On Gwe, 2005-06-24 at 12:52, Maciej W. Rozycki wrote:
> Well, keyboard and mouse are USB these days, serial and parallel are PCI,
> floppies are not used anymore and the ISA DMA controller would only be
> needed for them. Video? I've thought ISA implementations are gone --
> what is all that AGP/PCI-E noise about then? And no more ISA slots
> either.
PC systems have serial at 0x3f8/0x2f8 (lpc bus), almost always PS/2 port
on the mainboard. Timers, interrupt controllers.
> logic, though, which hasn't been moved elsewhere, indeed. I think it
> really belongs to the PCI configuration space somewhere -- probably I/O
> APICs or host bridges.
As I understand it both Windows XP and Linux x86 still require some of
these ports. There is also a range of ports that are needed _before_ the
PCI bus can be used in order to bootstrap the system, configure ram
timings etc and in some cases adjust the caches.

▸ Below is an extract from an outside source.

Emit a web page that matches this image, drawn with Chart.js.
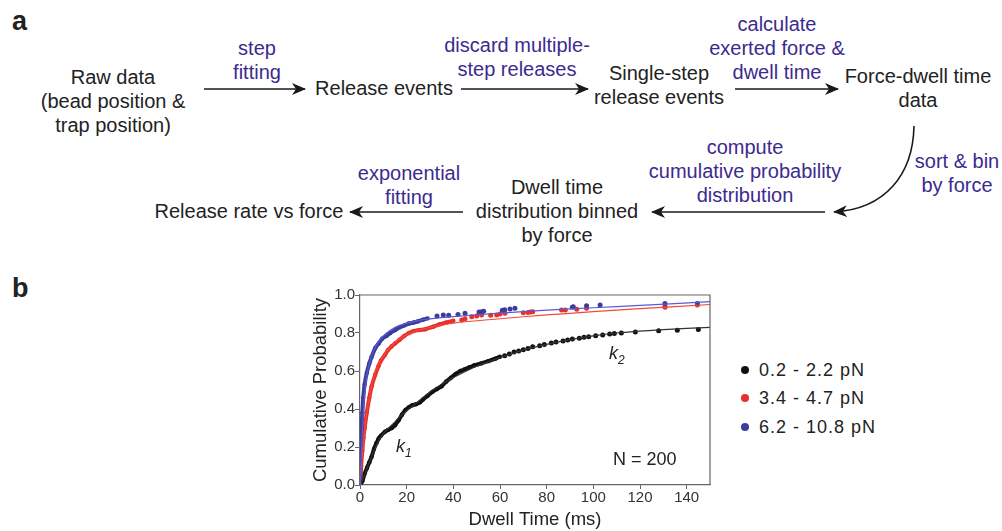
<!DOCTYPE html>
<html>
<head>
<meta charset="utf-8">
<script src="https://cdn.jsdelivr.net/npm/chart.js@4/dist/chart.umd.min.js"></script>
<style>
  html, body { margin: 0; padding: 0; background: #fff; }
  body { width: 1002px; height: 531px; position: relative; overflow: hidden;
         font-family: "Liberation Sans", Arial, sans-serif; color: #222; }
  .t { position: absolute; transform: translate(-50%, -50%); white-space: nowrap;
       text-align: center; font-size: 20px; line-height: 24px; }
  .p { color: #3d2a8e; }
  .panel { position: absolute; font-weight: bold; font-size: 27px; }
  #wrap { position: absolute; left: 300px; top: 280px; width: 420px; height: 251px; }
  .ann { position: absolute; white-space: nowrap; font-size: 18px; color: #222; }
  .lg { position: absolute; left: 759px; font-size: 18px; letter-spacing: 1px; transform: translateY(-50%); white-space: nowrap; }
  .dot { position: absolute; left: 741px; width: 8px; height: 8px; border-radius: 50%; transform: translateY(-50%); }
</style>
</head>
<body>

<div class="panel" style="left:12px; top:6px;">a</div>
<div class="panel" style="left:12px; top:273px;">b</div>

<!-- flow diagram, part a -->
<div class="t" style="left:113px; top:101px;">Raw data<br>(bead position &amp;<br>trap position)</div>
<div class="t p" style="left:257px; top:60px;">step<br>fitting</div>
<div class="t" style="left:384px; top:88px;">Release events</div>
<div class="t p" style="left:517px; top:57px;">discard multiple-<br>step releases</div>
<div class="t" style="left:659px; top:85px;">Single-step<br>release events</div>
<div class="t p" style="left:777px; top:48px;">calculate<br>exerted force &amp;<br>dwell time</div>
<div class="t" style="left:918px; top:88px;">Force-dwell time<br>data</div>
<div class="t p" style="left:957px; top:173px;">sort &amp; bin<br>by force</div>
<div class="t p" style="left:745px; top:171px;">compute<br>cumulative probability<br>distribution</div>
<div class="t" style="left:557px; top:211px;">Dwell time<br>distribution binned<br>by force</div>
<div class="t p" style="left:409px; top:185px;">exponential<br>fitting</div>
<div class="t" style="left:249px; top:211px;">Release rate vs force</div>

<svg width="1002" height="531" style="position:absolute; left:0; top:0;">
  <defs>
    <marker id="ah" viewBox="0 0 14 12" refX="13" refY="6" markerWidth="14" markerHeight="12"
            markerUnits="userSpaceOnUse" orient="auto">
      <path d="M0,0 L14,6 L0,12 L4,6 Z" fill="#1a1a1a"/>
    </marker>
  </defs>
  <g stroke="#1a1a1a" stroke-width="1.6" fill="none">
    <line x1="204" y1="89" x2="305" y2="89" marker-end="url(#ah)"/>
    <line x1="461" y1="89" x2="588" y2="89" marker-end="url(#ah)"/>
    <line x1="735" y1="89" x2="838" y2="89" marker-end="url(#ah)"/>
    <path d="M914,126 C913,175 885,209 834,212" marker-end="url(#ah)"/>
    <line x1="825" y1="212" x2="652" y2="212" marker-end="url(#ah)"/>
    <line x1="463" y1="212" x2="350" y2="212" marker-end="url(#ah)"/>
  </g>
</svg>

<!-- part b -->
<div id="wrap"><canvas id="chart" width="420" height="251"></canvas></div>

<div class="ann" style="left:396px; top:436px; font-style:italic;">k<sub style="font-size:12px;">1</sub></div>
<div class="ann" style="left:609px; top:343px; font-style:italic;">k<sub style="font-size:12px;">2</sub></div>
<div class="ann" style="left:613px; top:449px;">N = 200</div>

<div class="dot" style="top:370px; background:#111;"></div>
<div class="lg" style="top:370px;">0.2 - 2.2 pN</div>
<div class="dot" style="top:398px; background:#e8302a;"></div>
<div class="lg" style="top:398px;">3.4 - 4.7 pN</div>
<div class="dot" style="top:427px; background:#3c3c9c;"></div>
<div class="lg" style="top:427px;">6.2 - 10.8 pN</div>

<script>
// tick positions
const xTickValues = [0, 20, 40, 60, 80, 100, 120, 140];
const yTickValues = [0, 0.2, 0.4, 0.6, 0.8, 1.0];

// 0.2 - 2.2 pN  (dwell time ms, cumulative probability)
const blackDense = [
  [0, 0], [1, 0.02], [2, 0.06], [3, 0.09], [4, 0.12], [5, 0.15], [6, 0.19], [7, 0.22],
  [8, 0.245], [9, 0.26], [10.7, 0.28], [12, 0.29], [13.6, 0.3], [15, 0.315], [16.5, 0.34],
  [18, 0.37], [19.5, 0.395], [21, 0.41], [22.5, 0.42], [24, 0.425], [25.7, 0.435], [27, 0.45],
  [29, 0.47], [31, 0.49], [33, 0.505], [35, 0.52], [37, 0.545], [39, 0.565], [41, 0.585],
  [43, 0.6], [45, 0.61], [47, 0.62], [49, 0.63], [52, 0.64], [55, 0.652], [58, 0.665], [60, 0.675]
];
const blackSparse = [
  [62, 0.68], [64, 0.69], [66, 0.7], [68, 0.705], [70, 0.712], [72, 0.718], [74, 0.728],
  [77, 0.733], [79, 0.74], [82, 0.748], [84, 0.752], [87, 0.758], [89, 0.763], [91, 0.768],
  [94, 0.772], [96, 0.777], [98, 0.78], [101, 0.785], [104, 0.79], [107, 0.795], [109, 0.798],
  [112, 0.8], [118, 0.805], [128, 0.812], [136, 0.815], [145, 0.818]
];
const blackFit = [
  [0, 0], [2, 0.055], [4, 0.12], [6, 0.18], [8, 0.23], [10, 0.27], [14, 0.32], [18, 0.37],
  [22, 0.41], [26, 0.45], [30, 0.49], [35, 0.53], [40, 0.565], [50, 0.625], [60, 0.67],
  [70, 0.71], [80, 0.74], [90, 0.765], [100, 0.785], [110, 0.8], [120, 0.81], [130, 0.818], [150, 0.83]
];

// 3.4 - 4.7 pN
const redDense = [
  [0, 0], [0.5, 0.1], [1, 0.18], [1.5, 0.25], [2, 0.3], [2.9, 0.38], [4, 0.46], [5, 0.52],
  [6.5, 0.58], [7.9, 0.625], [9, 0.655], [10.7, 0.685], [12, 0.71], [13.6, 0.73], [15, 0.745],
  [17, 0.765], [19, 0.785], [21, 0.8], [23, 0.81], [25.7, 0.816], [28, 0.82], [31.4, 0.833],
  [34, 0.845], [37, 0.855], [40, 0.865]
];
const redSparse = [
  [43.6, 0.868], [45, 0.875], [47.9, 0.886], [50, 0.89], [52.1, 0.895], [56, 0.893],
  [58.6, 0.895], [60, 0.9], [62.1, 0.904], [70, 0.907], [72, 0.908], [73, 0.91], [74, 0.912],
  [86.4, 0.921], [88, 0.921], [92.9, 0.925], [97.1, 0.93], [130.7, 0.935], [130.7, 0.94], [144.6, 0.947]
];
const redFit = [
  [0, 0], [1, 0.15], [2, 0.29], [3, 0.39], [4, 0.46], [6, 0.57], [8, 0.635], [10, 0.68],
  [13, 0.725], [16, 0.76], [20, 0.79], [25, 0.815], [30, 0.83], [40, 0.852], [60, 0.875],
  [80, 0.895], [100, 0.912], [120, 0.928], [150, 0.95]
];

// 6.2 - 10.8 pN
const blueDense = [
  [0, 0], [0.3, 0.2], [0.6, 0.3], [1, 0.38], [1.4, 0.46], [2, 0.53], [2.9, 0.59], [4, 0.64],
  [5, 0.675], [6.5, 0.72], [8, 0.745], [9.5, 0.77], [11.4, 0.785], [13, 0.8], [15, 0.815],
  [17, 0.83], [19, 0.84], [21, 0.85], [23, 0.855], [25, 0.862], [27, 0.87], [29, 0.877]
];
const blueSparse = [
  [33, 0.89], [35.7, 0.895], [38, 0.893], [42, 0.897], [45, 0.904], [51, 0.91], [52.1, 0.912],
  [53, 0.915], [61, 0.92], [62, 0.922], [64.3, 0.926], [66.4, 0.93], [91, 0.935], [91.4, 0.938],
  [97.1, 0.944], [102.9, 0.947], [130.7, 0.955], [144.6, 0.955]
];
const blueFit = [
  [0, 0], [1, 0.28], [2, 0.48], [3, 0.58], [4, 0.64], [6, 0.71], [8, 0.755], [10, 0.785],
  [13, 0.815], [16, 0.835], [20, 0.85], [25, 0.865], [30, 0.874], [40, 0.886], [60, 0.905],
  [80, 0.92], [100, 0.933], [120, 0.945], [150, 0.965]
];

const xy = (arr) => arr.map(([x, y]) => ({ x, y }));

const BLACK = '#111111';
const RED = '#e8302a';
const BLUE = '#3c3c9c';

function fitLine(data, color) {
  return { data: xy(data), showLine: true, borderColor: color, borderWidth: 1.2,
           pointRadius: 0, tension: 0.35, fill: false };
}
function denseLine(data, color) {
  return { data: xy(data), showLine: true, borderColor: color, borderWidth: 4,
           backgroundColor: color, pointRadius: 2.2, pointBorderWidth: 0, tension: 0.2 };
}
function dots(data, color) {
  return { data: xy(data), showLine: false, backgroundColor: color, borderColor: color,
           pointRadius: 2.5, pointBorderWidth: 0 };
}

// top and right edge of the plot frame
const frame = {
  id: 'frame',
  afterDraw(chart) {
    const { ctx, chartArea: a } = chart;
    ctx.save();
    ctx.strokeStyle = '#666';
    ctx.lineWidth = 1.2;
    ctx.beginPath();
    ctx.moveTo(a.left, a.top);
    ctx.lineTo(a.right, a.top);
    ctx.lineTo(a.right, a.bottom);
    ctx.stroke();
    ctx.restore();
  }
};

const tickFont = { family: '"Liberation Sans", Arial, sans-serif', size: 15 };
const titleFont = { family: '"Liberation Sans", Arial, sans-serif', size: 18.5 };

new Chart(document.getElementById('chart'), {
  type: 'scatter',
  data: {
    datasets: [
      fitLine(blueFit, '#5a5ad2'),
      fitLine(redFit, '#f04a3a'),
      fitLine(blackFit, '#333333'),
      dots(blueSparse, BLUE),
      dots(redSparse, RED),
      dots(blackSparse, BLACK),
      denseLine(blueDense, BLUE),
      denseLine(redDense, RED),
      denseLine(blackDense, BLACK),
    ],
  },
  options: {
    responsive: false,
    animation: false,
    layout: { padding: { top: 15, right: 10, left: 0, bottom: 0 } },
    scales: {
      x: {
        min: 0,
        max: 150,
        afterBuildTicks: (s) => { s.ticks = xTickValues.map((v) => ({ value: v })); },
        afterFit: (s) => { s.height = 46; },
        ticks: { font: tickFont, color: '#333', padding: 0, maxRotation: 0 },
        grid: { drawOnChartArea: false, drawTicks: true, tickLength: 4, color: '#666' },
        border: { display: true, color: '#666', width: 1.2 },
        title: { display: true, text: 'Dwell Time (ms)', font: titleFont, color: '#222',
                 padding: { top: 0, bottom: 0 } },
      },
      y: {
        min: 0,
        max: 1,
        afterBuildTicks: (s) => { s.ticks = yTickValues.map((v) => ({ value: v })); },
        afterFit: (s) => { s.width = 60; },
        ticks: { font: tickFont, color: '#333', padding: 0, callback: (v) => v.toFixed(1) },
        grid: { drawOnChartArea: false, drawTicks: true, tickLength: 5, color: '#666' },
        border: { display: true, color: '#666', width: 1.2 },
        title: { display: true, text: 'Cumulative Probability', font: titleFont, color: '#222',
                 padding: { top: 10, bottom: 0 } },
      },
    },
    plugins: {
      legend: { display: false },
      tooltip: { enabled: false },
    },
  },
  plugins: [frame],
});
</script>
</body>
</html>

> > also have ranges of non-PCI decoded space that appears in no PCI bar.
>
> That is what surprises me and what my whole consideration is about.
> It's just I don't see a need for such a setup anymore and for a system
> with no ISA or EISA bridge I'd expect all that legacy to be gone leaving
> us with no need to handle implicit resources. But has any manufacturer
> produced such an i386 system yet?
Whats the _economic_ incentive to do so ? There basically isnt one.